There are many ironies attendant on the spread of ‘cancel culture.’ One irony is that, despite its origins in the effete eyries of elite culture, the new ethic of conformity exhibits an extraordinary and intolerant provincialism. The British man of letters David Cecil got to the nub of this irony when, in his book Library Looking-Glass, he noted that ‘there is a provinciality in time as well as in space.’
‘To feel ill-at-ease and out of place except in one’s own period is to be a provincial in time. But he who has learned to look at life through the eyes of Chaucer, of Donne, of Pope and of Thomas Hardy is freed from this limitation. He has become a cosmopolitan of the ages, and can regard his own period with the detachment which is a necessary foundation of wisdom.’
It has become increasingly clear as the imperatives of political correctness make ever greater inroads against free speech and the perquisites of dispassionate inquiry that the battle against this provinciality of time is one of the central cultural tasks of our age. It is a battle from which the traditional trustees of civilization — schools and colleges, museums, many churches — have fled. Increasingly, the responsibility for defending the intellectual and spiritual foundations of Western civilization has fallen to individuals and institutions that are largely distant from, when they are not indeed explicitly disenfranchised from, the dominant cultural establishment.
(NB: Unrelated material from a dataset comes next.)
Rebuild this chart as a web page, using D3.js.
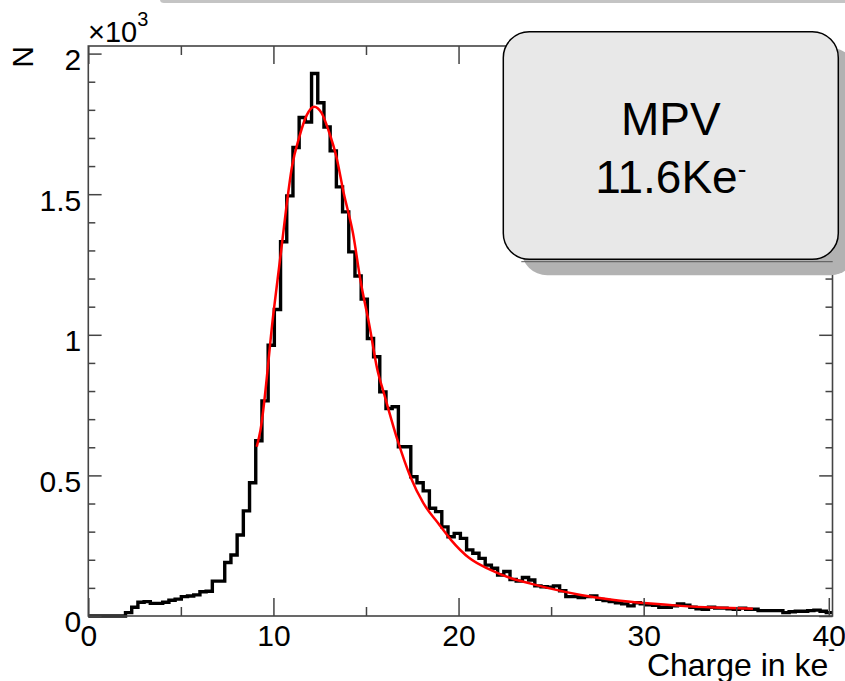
<!DOCTYPE html>
<meta charset="utf-8">
<style>
body { margin: 0; background: #fff; }
svg { display: block; font-family: "Liberation Sans", Arial, Helvetica, sans-serif; }
</style>
<body>
<svg width="845" height="681"></svg>
<script src="https://d3js.org/d3.v7.min.js"></script>
<script>
// histogram range and bin contents (120 bins)
var binLow = 0, binHigh = 40.2;
var yTop = 2027;
var counts = [
  0, 0, 0, 0, 0, 0, 12, 31, 49, 51,
  45, 45, 49, 56, 60, 69, 71, 75, 86, 88,
  124, 124, 190, 217, 288, 374, 474, 623, 765, 963,
  1090, 1331, 1494, 1666, 1773, 1757, 1929, 1825, 1739, 1654,
  1526, 1437, 1295, 1209, 1127, 987, 922, 797, 738, 744,
  602, 602, 495, 474, 445, 383, 371, 317, 282, 294,
  276, 235, 223, 205, 181, 170, 146, 158, 130, 124,
  137, 128, 107, 104, 102, 107, 90, 69, 69, 66,
  69, 71, 59, 55, 51, 47, 43, 36, 47, 43,
  40, 38, 31, 31, 36, 43, 38, 31, 26, 24,
  31, 28, 28, 26, 24, 28, 24, 24, 19, 19,
  19, 19, 12, 15, 17, 17, 19, 21, 17, 12
];

// fit curve
var fitX = [9.1, 9.3, 10.0, 10.4, 10.7, 11.0, 11.4, 11.8, 12.2, 12.6, 13.0, 13.4, 13.8, 14.3, 14.7, 15.2, 15.6,
            16.0, 16.7, 17.4, 18.1, 18.9, 19.6, 20.6, 21.7, 22.8, 23.9, 24.8, 26.6, 28.4, 30.2, 32.0, 33.8, 35.9];
var fitY = [602, 661, 1076, 1290, 1455, 1597, 1704, 1781, 1811, 1789, 1722, 1633, 1503, 1360, 1194, 1028, 880,
            785, 626, 495, 401, 330, 270, 205, 165, 135, 115, 100, 75, 57, 45, 36, 30, 26];

var xTicks = [0, 10, 20, 30, 40];
var xMinor = [5, 15, 25, 35];
var yTicks = [0, 500, 1000, 1500, 2000];
var yTickLabels = ["0", "0.5", "1", "1.5", "2"];
var yMinor = [100, 200, 300, 400, 600, 700, 800, 900, 1100, 1200, 1300, 1400, 1600, 1700, 1800, 1900];

var svg = d3.select("svg"),
    margin = {top: 46, right: 12.5, bottom: 65, left: 88.3},
    width = +svg.attr("width") - margin.left - margin.right,
    height = +svg.attr("height") - margin.top - margin.bottom;

// slide edge at the very top
svg.append("rect").attr("x", 160).attr("y", -4).attr("width", 700).attr("height", 7)
    .attr("rx", 4).attr("fill", "#c4c4c4");

var g = svg.append("g").attr("transform", "translate(" + margin.left + "," + margin.top + ")");

var x = d3.scaleLinear().domain([binLow, binHigh]).range([0, width]);
var y = d3.scaleLinear().domain([0, yTop]).range([height, 0]);

var bw = (binHigh - binLow) / counts.length;
var histPts = counts.map(function(c, i) { return [binLow + i * bw, c]; });
histPts.push([binHigh, counts[counts.length - 1]]);

var histLine = d3.line()
    .x(function(d) { return x(d[0]); })
    .y(function(d) { return y(d[1]); })
    .curve(d3.curveStepAfter);

g.append("path")
    .datum(histPts)
    .attr("d", histLine)
    .attr("fill", "none")
    .attr("stroke", "#000")
    .attr("stroke-width", 3.4);

var fitLine = d3.line()
    .x(function(d, i) { return x(fitX[i]); })
    .y(function(d) { return y(d); })
    .curve(d3.curveMonotoneX);

g.append("path")
    .datum(fitY)
    .attr("d", fitLine)
    .attr("fill", "none")
    .attr("stroke", "#ff0000")
    .attr("stroke-width", 2.5);

// frame
g.append("rect")
    .attr("width", width).attr("height", height)
    .attr("fill", "none").attr("stroke", "#444").attr("stroke-width", 1.6);

function style(sel) {
  sel.select(".domain").remove();
  sel.attr("font-family", null).attr("font-size", 30);
  sel.selectAll("line").attr("stroke", "#444").attr("stroke-width", 1.5);
  sel.selectAll("text").attr("fill", "#000");
}

g.append("g").attr("transform", "translate(0," + height + ")")
    .call(d3.axisBottom(x).tickValues(xTicks).tickSizeInner(-18).tickSizeOuter(0).tickPadding(8.5).tickFormat(d3.format("d")))
    .call(style);
g.append("g").attr("transform", "translate(0," + height + ")")
    .call(d3.axisBottom(x).tickValues(xMinor).tickSizeInner(-9).tickSizeOuter(0).tickFormat(""))
    .call(style);
g.append("g")
    .call(d3.axisTop(x).tickValues(xTicks).tickSizeInner(-18).tickSizeOuter(0).tickFormat(""))
    .call(style);
g.append("g")
    .call(d3.axisTop(x).tickValues(xMinor).tickSizeInner(-9).tickSizeOuter(0).tickFormat(""))
    .call(style);

g.append("g")
    .call(d3.axisLeft(y).tickValues(yTicks).tickSizeInner(-13.3).tickSizeOuter(0).tickPadding(7)
      .tickFormat(function(d, i) { return yTickLabels[i]; }))
    .call(style)
    .selectAll("text").attr("dy", "0.53em");
g.append("g")
    .call(d3.axisLeft(y).tickValues(yMinor).tickSizeInner(-7).tickSizeOuter(0).tickFormat(""))
    .call(style);
g.append("g").attr("transform", "translate(" + width + ",0)")
    .call(d3.axisRight(y).tickValues(yTicks).tickSizeInner(-13.3).tickSizeOuter(0).tickFormat(""))
    .call(style);
g.append("g").attr("transform", "translate(" + width + ",0)")
    .call(d3.axisRight(y).tickValues(yMinor).tickSizeInner(-7).tickSizeOuter(0).tickFormat(""))
    .call(style);

// axis titles
var xt = svg.append("text")
    .attr("x", 835).attr("y", 676)
    .attr("text-anchor", "end")
    .attr("font-size", 32)
    .text("Charge in ke");
xt.append("tspan").attr("font-size", 20).attr("dy", -20).text("-");

svg.append("text")
    .attr("transform", "translate(33,46) rotate(-90)")
    .attr("text-anchor", "end")
    .attr("font-size", 30)
    .text("N");

var ex = svg.append("text")
    .attr("x", 88).attr("y", 42)
    .attr("font-size", 29)
    .text("\u00d710");
ex.append("tspan").attr("font-size", 20).attr("dy", -16).text("3");

// MPV box
var box = {x: 503.3, y: 31.7, w: 335, h: 227.6};
svg.append("rect")
    .attr("x", box.x + 18).attr("y", box.y + 16)
    .attr("width", box.w).attr("height", box.h)
    .attr("rx", 26).attr("fill", "#b2b2b2");
svg.append("line")
    .attr("x1", box.x + 18).attr("x2", 832.7)
    .attr("y1", 261.7).attr("y2", 261.7)
    .attr("stroke", "#555").attr("stroke-width", 1);
svg.append("rect")
    .attr("x", box.x).attr("y", box.y)
    .attr("width", box.w).attr("height", box.h)
    .attr("rx", 26)
    .attr("fill", "#e8e8e8")
    .attr("stroke", "#000").attr("stroke-width", 1.5);

svg.append("text")
    .attr("x", box.x + box.w / 2).attr("y", 135)
    .attr("text-anchor", "middle")
    .attr("font-size", 46)
    .text("MPV");
var mv = svg.append("text")
    .attr("x", box.x + box.w / 2).attr("y", 193)
    .attr("text-anchor", "middle")
    .attr("font-size", 46)
    .text("11.6Ke");
mv.append("tspan").attr("font-size", 26).attr("dy", -15).text("-");
</script>
</body>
Leading universities today command tax-exempt endowments in the tens of billions of dollars. Leading cultural organs like The New Yorker and The New York Times parrot the ethos of the academy and exert a virtual monopoly on elite opinion.
But it is by no means clear, notwithstanding their prestige and influence, whether they do anything to challenge the temporal provinciality of their clients. No, let me amend that: it is blindingly clear that they do everything in their considerable power to reinforce that provinciality, not least by their slavish capitulation to the dictates of the enslaving presentism of political correctness.